● Task description: Without the pictures, set down every line of the data exactly.

● Supplied information:
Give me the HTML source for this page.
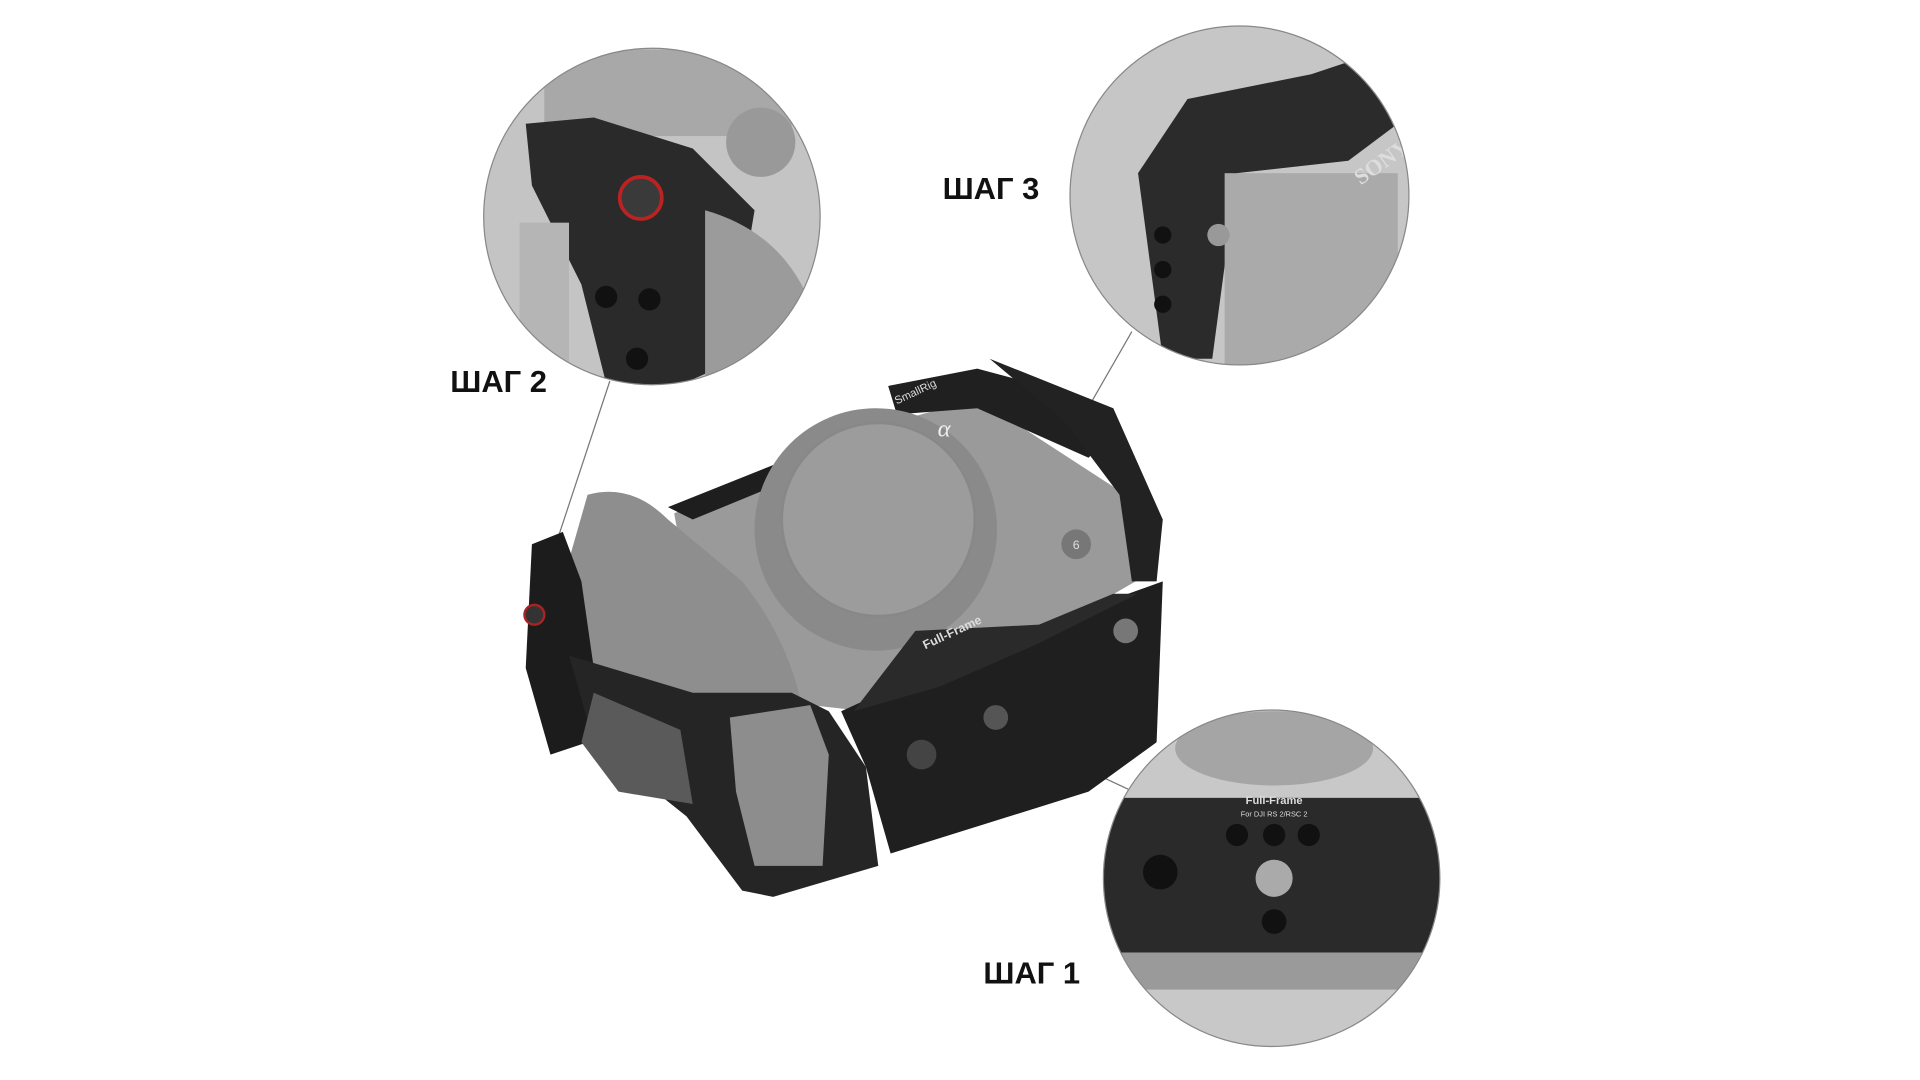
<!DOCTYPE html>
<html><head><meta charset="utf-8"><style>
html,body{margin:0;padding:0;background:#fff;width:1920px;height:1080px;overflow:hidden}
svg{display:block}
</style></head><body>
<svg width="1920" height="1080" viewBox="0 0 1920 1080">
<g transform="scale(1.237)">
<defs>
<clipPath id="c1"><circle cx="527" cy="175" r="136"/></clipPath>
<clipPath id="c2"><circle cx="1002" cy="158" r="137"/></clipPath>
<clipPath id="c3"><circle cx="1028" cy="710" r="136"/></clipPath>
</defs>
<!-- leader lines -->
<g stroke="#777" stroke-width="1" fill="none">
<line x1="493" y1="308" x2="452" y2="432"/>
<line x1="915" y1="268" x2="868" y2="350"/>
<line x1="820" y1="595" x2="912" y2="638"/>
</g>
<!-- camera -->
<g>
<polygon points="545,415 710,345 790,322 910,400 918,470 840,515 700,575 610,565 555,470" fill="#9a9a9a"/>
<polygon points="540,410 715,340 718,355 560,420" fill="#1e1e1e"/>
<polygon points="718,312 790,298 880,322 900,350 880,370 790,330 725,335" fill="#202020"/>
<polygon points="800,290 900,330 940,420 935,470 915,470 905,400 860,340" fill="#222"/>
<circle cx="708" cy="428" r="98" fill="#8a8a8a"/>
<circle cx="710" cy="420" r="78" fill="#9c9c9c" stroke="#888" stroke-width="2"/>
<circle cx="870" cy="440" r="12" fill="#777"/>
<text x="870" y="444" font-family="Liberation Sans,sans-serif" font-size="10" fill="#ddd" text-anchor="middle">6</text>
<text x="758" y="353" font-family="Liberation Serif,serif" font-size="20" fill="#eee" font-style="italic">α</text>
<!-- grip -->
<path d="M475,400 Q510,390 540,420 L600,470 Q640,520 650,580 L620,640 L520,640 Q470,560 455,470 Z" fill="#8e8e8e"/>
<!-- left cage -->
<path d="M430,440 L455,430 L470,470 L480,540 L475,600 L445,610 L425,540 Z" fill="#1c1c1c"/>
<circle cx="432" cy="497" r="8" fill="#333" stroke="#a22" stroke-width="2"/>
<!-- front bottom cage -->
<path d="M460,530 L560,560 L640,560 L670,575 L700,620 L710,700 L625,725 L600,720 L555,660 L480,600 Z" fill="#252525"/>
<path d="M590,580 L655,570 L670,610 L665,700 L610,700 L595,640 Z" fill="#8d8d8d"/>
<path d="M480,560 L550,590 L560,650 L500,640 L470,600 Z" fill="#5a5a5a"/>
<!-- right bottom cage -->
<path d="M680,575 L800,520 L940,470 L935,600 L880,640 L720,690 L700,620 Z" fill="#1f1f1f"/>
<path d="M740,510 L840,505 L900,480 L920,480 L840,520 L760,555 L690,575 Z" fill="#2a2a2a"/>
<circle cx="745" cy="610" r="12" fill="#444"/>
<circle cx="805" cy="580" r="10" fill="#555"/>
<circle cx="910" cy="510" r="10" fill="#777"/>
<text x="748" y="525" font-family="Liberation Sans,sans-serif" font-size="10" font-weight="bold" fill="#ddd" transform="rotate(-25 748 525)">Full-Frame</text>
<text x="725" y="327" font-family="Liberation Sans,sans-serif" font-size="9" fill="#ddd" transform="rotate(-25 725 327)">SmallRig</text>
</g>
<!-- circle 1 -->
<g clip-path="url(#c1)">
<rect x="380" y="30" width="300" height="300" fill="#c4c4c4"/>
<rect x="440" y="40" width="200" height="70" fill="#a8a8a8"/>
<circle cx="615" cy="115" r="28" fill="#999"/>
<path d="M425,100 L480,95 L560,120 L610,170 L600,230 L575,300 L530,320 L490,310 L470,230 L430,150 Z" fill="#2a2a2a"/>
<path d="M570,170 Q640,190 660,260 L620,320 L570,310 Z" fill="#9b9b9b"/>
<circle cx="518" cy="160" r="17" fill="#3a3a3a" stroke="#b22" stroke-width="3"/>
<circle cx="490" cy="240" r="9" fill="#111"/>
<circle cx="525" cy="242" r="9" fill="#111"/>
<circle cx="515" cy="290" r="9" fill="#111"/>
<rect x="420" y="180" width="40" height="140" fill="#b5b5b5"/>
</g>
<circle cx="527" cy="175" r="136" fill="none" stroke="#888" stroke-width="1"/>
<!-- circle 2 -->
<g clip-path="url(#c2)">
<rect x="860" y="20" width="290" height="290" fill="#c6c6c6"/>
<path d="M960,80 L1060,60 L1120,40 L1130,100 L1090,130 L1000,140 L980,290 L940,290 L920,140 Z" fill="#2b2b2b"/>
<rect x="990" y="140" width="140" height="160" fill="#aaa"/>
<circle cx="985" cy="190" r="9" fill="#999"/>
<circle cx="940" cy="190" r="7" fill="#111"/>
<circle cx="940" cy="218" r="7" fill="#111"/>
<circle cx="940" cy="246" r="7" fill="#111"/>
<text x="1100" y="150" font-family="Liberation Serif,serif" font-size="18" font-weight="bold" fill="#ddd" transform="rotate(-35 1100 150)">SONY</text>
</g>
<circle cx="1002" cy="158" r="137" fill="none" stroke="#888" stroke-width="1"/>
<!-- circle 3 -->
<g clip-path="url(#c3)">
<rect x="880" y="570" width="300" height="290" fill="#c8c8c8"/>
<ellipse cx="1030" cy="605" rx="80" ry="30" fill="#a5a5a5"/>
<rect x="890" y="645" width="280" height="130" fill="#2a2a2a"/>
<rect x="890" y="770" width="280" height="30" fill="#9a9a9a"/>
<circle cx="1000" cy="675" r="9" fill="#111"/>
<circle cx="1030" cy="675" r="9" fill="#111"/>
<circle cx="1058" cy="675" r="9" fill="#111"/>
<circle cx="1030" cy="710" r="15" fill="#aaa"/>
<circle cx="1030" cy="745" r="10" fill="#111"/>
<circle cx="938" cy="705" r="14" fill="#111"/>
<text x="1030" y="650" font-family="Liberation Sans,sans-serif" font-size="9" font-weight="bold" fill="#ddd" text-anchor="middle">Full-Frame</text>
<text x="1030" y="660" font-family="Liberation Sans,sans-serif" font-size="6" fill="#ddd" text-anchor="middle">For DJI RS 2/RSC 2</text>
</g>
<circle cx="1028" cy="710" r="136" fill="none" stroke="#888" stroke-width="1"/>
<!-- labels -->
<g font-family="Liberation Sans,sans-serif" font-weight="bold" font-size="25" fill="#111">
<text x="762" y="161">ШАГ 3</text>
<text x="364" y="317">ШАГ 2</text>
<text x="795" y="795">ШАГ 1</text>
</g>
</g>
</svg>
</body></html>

● Result:
Give me the HTML source for this page.
<!DOCTYPE html>
<html><head><meta charset="utf-8"><style>
html,body{margin:0;padding:0;background:#fff;width:1920px;height:1080px;overflow:hidden}
svg{display:block}
</style></head><body>
<svg width="1920" height="1080" viewBox="0 0 1920 1080">
<g transform="scale(1.237)">
<defs>
<clipPath id="c1"><circle cx="527" cy="175" r="136"/></clipPath>
<clipPath id="c2"><circle cx="1002" cy="158" r="137"/></clipPath>
<clipPath id="c3"><circle cx="1028" cy="710" r="136"/></clipPath>
</defs>
<!-- leader lines -->
<g stroke="#777" stroke-width="1" fill="none">
<line x1="493" y1="308" x2="452" y2="432"/>
<line x1="915" y1="268" x2="868" y2="350"/>
<line x1="820" y1="595" x2="912" y2="638"/>
</g>
<!-- camera -->
<g>
<polygon points="545,415 710,345 790,322 910,400 918,470 840,515 700,575 610,565 555,470" fill="#9a9a9a"/>
<polygon points="540,410 715,340 718,355 560,420" fill="#1e1e1e"/>
<polygon points="718,312 790,298 880,322 900,350 880,370 790,330 725,335" fill="#202020"/>
<polygon points="800,290 900,330 940,420 935,470 915,470 905,400 860,340" fill="#222"/>
<circle cx="708" cy="428" r="98" fill="#8a8a8a"/>
<circle cx="710" cy="420" r="78" fill="#9c9c9c" stroke="#888" stroke-width="2"/>
<circle cx="870" cy="440" r="12" fill="#777"/>
<text x="870" y="444" font-family="Liberation Sans,sans-serif" font-size="10" fill="#ddd" text-anchor="middle">6</text>
<text x="758" y="353" font-family="Liberation Serif,serif" font-size="20" fill="#eee" font-style="italic">α</text>
<!-- grip -->
<path d="M475,400 Q510,390 540,420 L600,470 Q640,520 650,580 L620,640 L520,640 Q470,560 455,470 Z" fill="#8e8e8e"/>
<!-- left cage -->
<path d="M430,440 L455,430 L470,470 L480,540 L475,600 L445,610 L425,540 Z" fill="#1c1c1c"/>
<circle cx="432" cy="497" r="8" fill="#333" stroke="#a22" stroke-width="2"/>
<!-- front bottom cage -->
<path d="M460,530 L560,560 L640,560 L670,575 L700,620 L710,700 L625,725 L600,720 L555,660 L480,600 Z" fill="#252525"/>
<path d="M590,580 L655,570 L670,610 L665,700 L610,700 L595,640 Z" fill="#8d8d8d"/>
<path d="M480,560 L550,590 L560,650 L500,640 L470,600 Z" fill="#5a5a5a"/>
<!-- right bottom cage -->
<path d="M680,575 L800,520 L940,470 L935,600 L880,640 L720,690 L700,620 Z" fill="#1f1f1f"/>
<path d="M740,510 L840,505 L900,480 L920,480 L840,520 L760,555 L690,575 Z" fill="#2a2a2a"/>
<circle cx="745" cy="610" r="12" fill="#444"/>
<circle cx="805" cy="580" r="10" fill="#555"/>
<circle cx="910" cy="510" r="10" fill="#777"/>
<text x="748" y="525" font-family="Liberation Sans,sans-serif" font-size="10" font-weight="bold" fill="#ddd" transform="rotate(-25 748 525)">Full-Frame</text>
<text x="725" y="327" font-family="Liberation Sans,sans-serif" font-size="9" fill="#ddd" transform="rotate(-25 725 327)">SmallRig</text>
</g>
<!-- circle 1 -->
<g clip-path="url(#c1)">
<rect x="380" y="30" width="300" height="300" fill="#c4c4c4"/>
<rect x="440" y="40" width="200" height="70" fill="#a8a8a8"/>
<circle cx="615" cy="115" r="28" fill="#999"/>
<path d="M425,100 L480,95 L560,120 L610,170 L600,230 L575,300 L530,320 L490,310 L470,230 L430,150 Z" fill="#2a2a2a"/>
<path d="M570,170 Q640,190 660,260 L620,320 L570,310 Z" fill="#9b9b9b"/>
<circle cx="518" cy="160" r="17" fill="#3a3a3a" stroke="#b22" stroke-width="3"/>
<circle cx="490" cy="240" r="9" fill="#111"/>
<circle cx="525" cy="242" r="9" fill="#111"/>
<circle cx="515" cy="290" r="9" fill="#111"/>
<rect x="420" y="180" width="40" height="140" fill="#b5b5b5"/>
</g>
<circle cx="527" cy="175" r="136" fill="none" stroke="#888" stroke-width="1"/>
<!-- circle 2 -->
<g clip-path="url(#c2)">
<rect x="860" y="20" width="290" height="290" fill="#c6c6c6"/>
<path d="M960,80 L1060,60 L1120,40 L1130,100 L1090,130 L1000,140 L980,290 L940,290 L920,140 Z" fill="#2b2b2b"/>
<rect x="990" y="140" width="140" height="160" fill="#aaa"/>
<circle cx="985" cy="190" r="9" fill="#999"/>
<circle cx="940" cy="190" r="7" fill="#111"/>
<circle cx="940" cy="218" r="7" fill="#111"/>
<circle cx="940" cy="246" r="7" fill="#111"/>
<text x="1100" y="150" font-family="Liberation Serif,serif" font-size="18" font-weight="bold" fill="#ddd" transform="rotate(-35 1100 150)">SONY</text>
</g>
<circle cx="1002" cy="158" r="137" fill="none" stroke="#888" stroke-width="1"/>
<!-- circle 3 -->
<g clip-path="url(#c3)">
<rect x="880" y="570" width="300" height="290" fill="#c8c8c8"/>
<ellipse cx="1030" cy="605" rx="80" ry="30" fill="#a5a5a5"/>
<rect x="890" y="645" width="280" height="130" fill="#2a2a2a"/>
<rect x="890" y="770" width="280" height="30" fill="#9a9a9a"/>
<circle cx="1000" cy="675" r="9" fill="#111"/>
<circle cx="1030" cy="675" r="9" fill="#111"/>
<circle cx="1058" cy="675" r="9" fill="#111"/>
<circle cx="1030" cy="710" r="15" fill="#aaa"/>
<circle cx="1030" cy="745" r="10" fill="#111"/>
<circle cx="938" cy="705" r="14" fill="#111"/>
<text x="1030" y="650" font-family="Liberation Sans,sans-serif" font-size="9" font-weight="bold" fill="#ddd" text-anchor="middle">Full-Frame</text>
<text x="1030" y="660" font-family="Liberation Sans,sans-serif" font-size="6" fill="#ddd" text-anchor="middle">For DJI RS 2/RSC 2</text>
</g>
<circle cx="1028" cy="710" r="136" fill="none" stroke="#888" stroke-width="1"/>
<!-- labels -->
<g font-family="Liberation Sans,sans-serif" font-weight="bold" font-size="25" fill="#111">
<text x="762" y="161">ШАГ 3</text>
<text x="364" y="317">ШАГ 2</text>
<text x="795" y="795">ШАГ 1</text>
</g>
</g>
</svg>
</body></html>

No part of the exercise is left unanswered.